Thursday, January 1, 2015

Still Suffering in Pain, Why?

Namaste to all
It is Saturday, after Thanksgiving, and I am still here in bed alone in pain.  Yesterday, black Friday when everyone is out shopping having fun, or not fighting the crowds, I was in all day, in bad pain still.  I couldn't lay in bed all day, not being in my own "home", so I did some computer stuff, listened to some Teal videos, and rested in between.  Teal even had a new video that spoke about the pain in our bodies, how to identify where the pain is coming from, because she feels it is always emotional, always old emotional stuff.  Its crazy that she always seems to be "talking" to me, through her videos and blogs, things I need to hear exactly at that time.  She is so aware and connected to all of us, always seeming to know how much we are suffering.  She must have heard my cries, because I have been crying out to her for help, and then it came from her through her Podcast.  I am so grateful and thankful for her words, her knowledge, and her compassion for the humans here on earth to help us out of our suffering!  She explained how the pain in our body does come from our emotions, always.  So, to go into that pain and figure out what it is about.  She explained how neck pain is related to resentment, so I need to go inside and figure out where that is coming from.  My stomach has been hurting for days as well, so I have a lot of work to do, going back to the past to find out where it is from.  The problem for me is usually I see the same memories, new ones do not come up.  But, if I have been back there and healed my inner child from that time, I am wondering why I tend to see the same visions.  I will set some time aside to work on this, but not today.

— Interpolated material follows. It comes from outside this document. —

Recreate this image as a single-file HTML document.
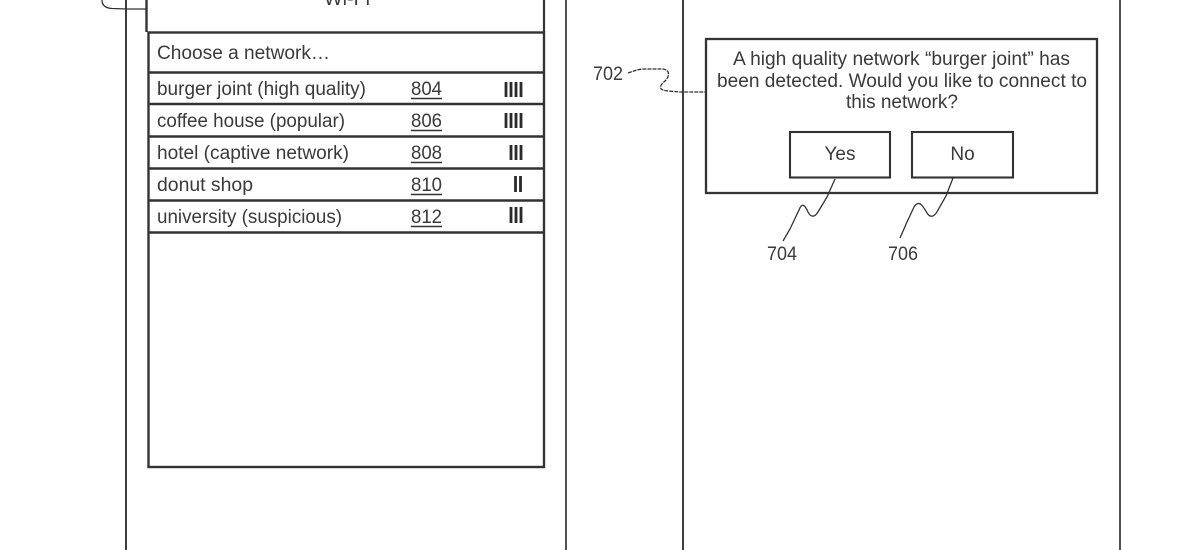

I could not lay in bed and rest like I usually do, that made me too depressed, thinking about everything I am upset about.  I am especially upset about my finances, not having any income coming in at the moment, and trying to figure out how.  I do have a lot I love to do, it's just getting it all in the works, and that is the hard part.  I have written some children's books I need illustrated, I started my book on my Journey to Self Love, I am a Reiki Practitioner, and an Angel and Oracle Card Reader, a Young Living Oil distributor, a children's yoga instructor, and a Donna Eden Energy Instructor, and would love to find an abundance of financial wealth in any of these areas.  But, like I said, it's about getting any of them started, and that is where I get stuck and need help.  So, I have asked the Universe and my Guides to help send me opportunities to use my talents, and follow my life purpose, but I can't seem to do it alone.  I have always in the past had many dreams, but for them to come to completion has not happened yet.  I have wanted to write a book since I can imagine, and will have it published someday.
Today I need to get out of the house, being in all day yesterday in pain was truly depressing.  It made me cry about everything, especially about having to live without my children and missing them so much.  I want to live near them so I can just stop by here in there quickly, not always having to plan a day and stay for hours.  I know now is not the time to make serious decisions, so I will wait and see how I feel when my pain has subsided.  I have errands to run, and want to get to my brothers to get my plants from his garage so they don't die.  They have been calling me to get them, so I will.  I was worried my brother here wouldn't want them, but I need them around me now.  They comfort me and give me energy, and that is nourishing to me now.  The problem is I am still in so much pain and don't want to do anything, and I am sad during this Thanksgiving break that I am inside in so much pain!
I pretty much hate life right now, hate everything I have done, and hate being alone without my children.  What is the point of life anymore and to live?  I truly don't see too much point in it right now, can't seem to see the light at the end of the tunnel.  I have felt so sad, so sad I don't even want to write.
I am going to get in the tub now, and don't even want to.  To try to start my day and get outside, for I don't even know what.  I want my family back, my husband, my children, my home, my family unit, my security, my safe place to be.  We take so much for granted, especially our families.  Look at what I had and lost, I ruined my children's lives by our divorce, and broke my heart and my husbands heart along the way.  I am not happy at all.